The BTRC buses that ply the city streets are supposed to stop or pick up passengers only at the designated bus stoppages. Passengers can supposedly get on to one of these buses only if they buy a ticket from the counters.
But, the drivers and conductors of the BRTC buses never follow that rule.
They are often seen stopping at busy intersections of the city where there is no designated bus stoppage and picking up commuters without tickets.
The drivers and conductors then collect the fare inside the buses from the passengers who get on without tickets.
A BRTC official said these bus staff do not have any authority whatsoever to collect fares in that manner.
The money that they collect should have otherwise gone to the government exchequer if the passengers lawfully bought tickets from a designated counter, he said.
This is nothing but embezzling public money, he alleged.
Passengers have complained that the staff of these buses often force them to pay more than the ticket price and if anyone refuses to do so, they behave roughly with them.
Seeking anonymity, the driver of a BRTC bus told the Dhaka Tribune: “I had to pay nearly Tk300,000 as bribe for getting this job. The salary that I receive would take me years to cover for that amount. So I have to find an alternative way of earning money.”
“It is not just me. All the other staffs are making huge amounts of illegal money in different ways,” he claimed.
BRTC officials informed that a total of 640 air conditioned (AC) and non-AC buses of the corporation operate on 11 routes inside the capital.
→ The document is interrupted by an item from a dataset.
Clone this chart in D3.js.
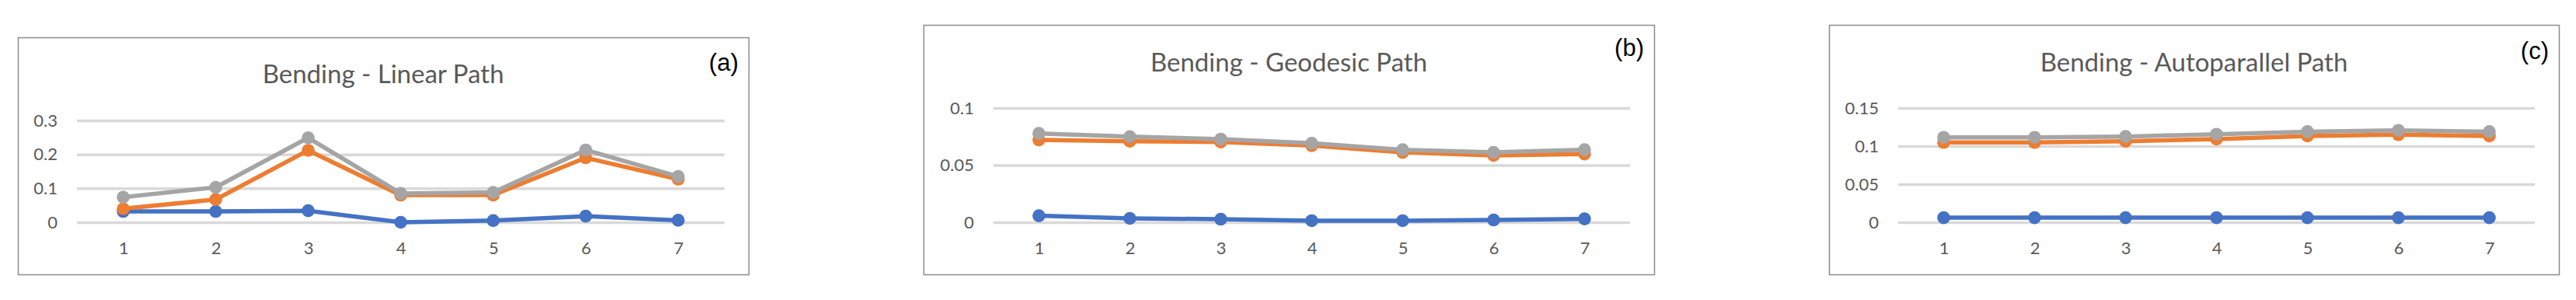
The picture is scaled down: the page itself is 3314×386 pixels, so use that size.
<!DOCTYPE html>
<html>
<head>
<meta charset="utf-8">
<script src="https://cdn.jsdelivr.net/npm/d3@7"></script>
<style>
  body { margin: 0; background: #fff; }
  svg { display: block; }
</style>
</head>
<body>
<div id="chart"></div>
<script>
// categories shared by all three panels
var steps = [1, 2, 3, 4, 5, 6, 7];

// (a) Bending - Linear Path
var linearBlue   = [0.032, 0.032, 0.034, 0.000, 0.005, 0.018, 0.006];
var linearOrange = [0.040, 0.067, 0.212, 0.080, 0.080, 0.190, 0.127];
var linearGray   = [0.074, 0.103, 0.249, 0.085, 0.088, 0.213, 0.135];
var linearTicks  = [0, 0.1, 0.2, 0.3];

// (b) Bending - Geodesic Path
var geodesicBlue   = [0.0057, 0.0034, 0.0027, 0.0014, 0.0014, 0.0020, 0.0030];
var geodesicOrange = [0.0721, 0.0710, 0.0703, 0.0671, 0.0612, 0.0585, 0.0597];
var geodesicGray   = [0.0778, 0.0750, 0.0728, 0.0692, 0.0635, 0.0612, 0.0635];
var geodesicTicks  = [0, 0.05, 0.1];

// (c) Bending - Autoparallel Path
var autoBlue   = [0.006, 0.006, 0.006, 0.006, 0.006, 0.006, 0.006];
var autoOrange = [0.1048, 0.1048, 0.1065, 0.1092, 0.1133, 0.1150, 0.1133];
var autoGray   = [0.1115, 0.1115, 0.1126, 0.1156, 0.1190, 0.1207, 0.1190];
var autoTicks  = [0, 0.05, 0.1, 0.15];

var seriesColors = ["#4472C4", "#ED7D31", "#A5A5A5"];

var panels = [
    { title: "Bending - Linear Path", tag: "(a)", series: [linearBlue, linearOrange, linearGray],
      ticks: linearTicks, box: [23, 48, 963, 353], plotX: [99, 932], yTop: 155, titleY: 107, tagX: 950, tagY: 91 },
    { title: "Bending - Geodesic Path", tag: "(b)", series: [geodesicBlue, geodesicOrange, geodesicGray],
      ticks: geodesicTicks, box: [1188, 32, 2128, 353], plotX: [1278, 2097], yTop: 139, titleY: 92, tagX: 2115, tagY: 72 },
    { title: "Bending - Autoparallel Path", tag: "(c)", series: [autoBlue, autoOrange, autoGray],
      ticks: autoTicks, box: [2353, 32, 3292, 353], plotX: [2442, 3261], yTop: 139, titleY: 92, tagX: 3279, tagY: 76 }
];

var width = 3314, height = 386, yZero = 286;
var font = "Lato, 'Open Sans', sans-serif";

var svg = d3.select("#chart")
            .append("svg")
            .attr("width", width)
            .attr("height", height);

panels.forEach(function(p) {
    var g = svg.append("g");
    var ticks = p.ticks;

    var x = d3.scalePoint()
              .domain(steps)
              .range(p.plotX)
              .padding(0.5);
    var y = d3.scaleLinear()
              .domain([0, ticks[ticks.length - 1]])
              .range([yZero, p.yTop]);

    // frame
    g.append("rect")
        .attr("x", p.box[0] + 0.5)
        .attr("y", p.box[1] + 0.5)
        .attr("width", p.box[2] - p.box[0])
        .attr("height", p.box[3] - p.box[1])
        .attr("fill", "#fff")
        .attr("stroke", "#8c8c8c")
        .attr("stroke-width", 1.5);

    // gridlines + y labels
    var yAxis = d3.axisLeft(y)
                  .tickValues(ticks)
                  .tickSize(-(p.plotX[1] - p.plotX[0]))
                  .tickPadding(25)
                  .tickFormat(function(d) { return d3.format("")(+d.toFixed(2)); });
    var ya = g.append("g")
        .attr("transform", "translate(" + p.plotX[0] + ",0)")
        .call(yAxis);
    ya.select(".domain").remove();
    ya.selectAll("line")
        .attr("stroke", "#d9d9d9")
        .attr("stroke-width", 3.5);
    ya.selectAll("text")
        .attr("font-family", font)
        .attr("font-size", "22px")
        .attr("fill", "#595959");

    // x labels
    var xAxis = d3.axisBottom(x).tickSize(0).tickPadding(0);
    var xa = g.append("g")
        .attr("transform", "translate(0," + 327 + ")")
        .call(xAxis);
    xa.select(".domain").remove();
    xa.selectAll("text")
        .attr("dy", 0)
        .attr("font-family", font)
        .attr("font-size", "22px")
        .attr("fill", "#595959");

    // lines and markers
    var line = d3.line()
                 .x(function(d, i) { return x(steps[i]); })
                 .y(function(d) { return y(d); });

    p.series.forEach(function(values, s) {
        g.append("path")
            .datum(values)
            .attr("d", line)
            .attr("fill", "none")
            .attr("stroke", seriesColors[s])
            .attr("stroke-width", 5.5)
            .attr("stroke-linejoin", "round");
        g.selectAll(".dot" + s)
            .data(values)
            .enter()
            .append("circle")
            .attr("cx", function(d, i) { return x(steps[i]); })
            .attr("cy", function(d) { return y(d); })
            .attr("r", 8.3)
            .attr("fill", seriesColors[s]);
    });

    // title
    g.append("text")
        .text(p.title)
        .attr("x", (p.box[0] + p.box[2]) / 2)
        .attr("y", p.titleY)
        .attr("text-anchor", "middle")
        .attr("font-family", font)
        .attr("font-size", "33px")
        .attr("fill", "#595959");

    // panel tag
    g.append("text")
        .text(p.tag)
        .attr("x", p.tagX)
        .attr("y", p.tagY)
        .attr("text-anchor", "end")
        .attr("font-family", "'Liberation Sans', Arial, sans-serif")
        .attr("font-size", "31px")
        .attr("fill", "#000");
});
</script>
</body>
</html>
The BRTC fleet comprises three kinds of buses – single decker, double decker and articulated – mainly imported from India, China, South Korea and Sweden, they said.
The state run transport company has often been blamed for expanding the size of its fleet of buses indiscriminately and in unplanned ways without recruiting adequate manpower for dealing with the additional vehicles.
There are also allegations that the BRTC management, under the influence of vested groups and individuals, keep away from recruiting additional manpower so that private companies can get lease for operating the new buses.
Another BRTC official, also on condition of anonymity, said the BRTC buses are never maintained properly and the corruption of a number of officials and employees plunge the company into loses.
But when the private companies ran these buses, they made handsome profits, he said.
Khan Kamal Uddin, deputy general manager (operations) of BRTC, told the Dhaka Tribune: “The complaints are not entirely true. We know that some drivers, conductors and checkers are resorting to corruption. In order to stop this, we have decided to introduce the e-ticketing system called ‘pass card’ for BRTC city services in the capital.”
The new e-ticketing system as already been introduced on the Motijheel-Uttara route and all commuters of the capital would be able to benefit from it from next April, he said.
“BRTC has 640 buses in the capital and 88 more AC and 30 more articulated buses will be added to the fleet by next April,” he said.
Kamal Uddin claimed that BRTC was not incurring losses and that the government owned buses were leased out during the tenure of the BNP-led 4-party alliance government.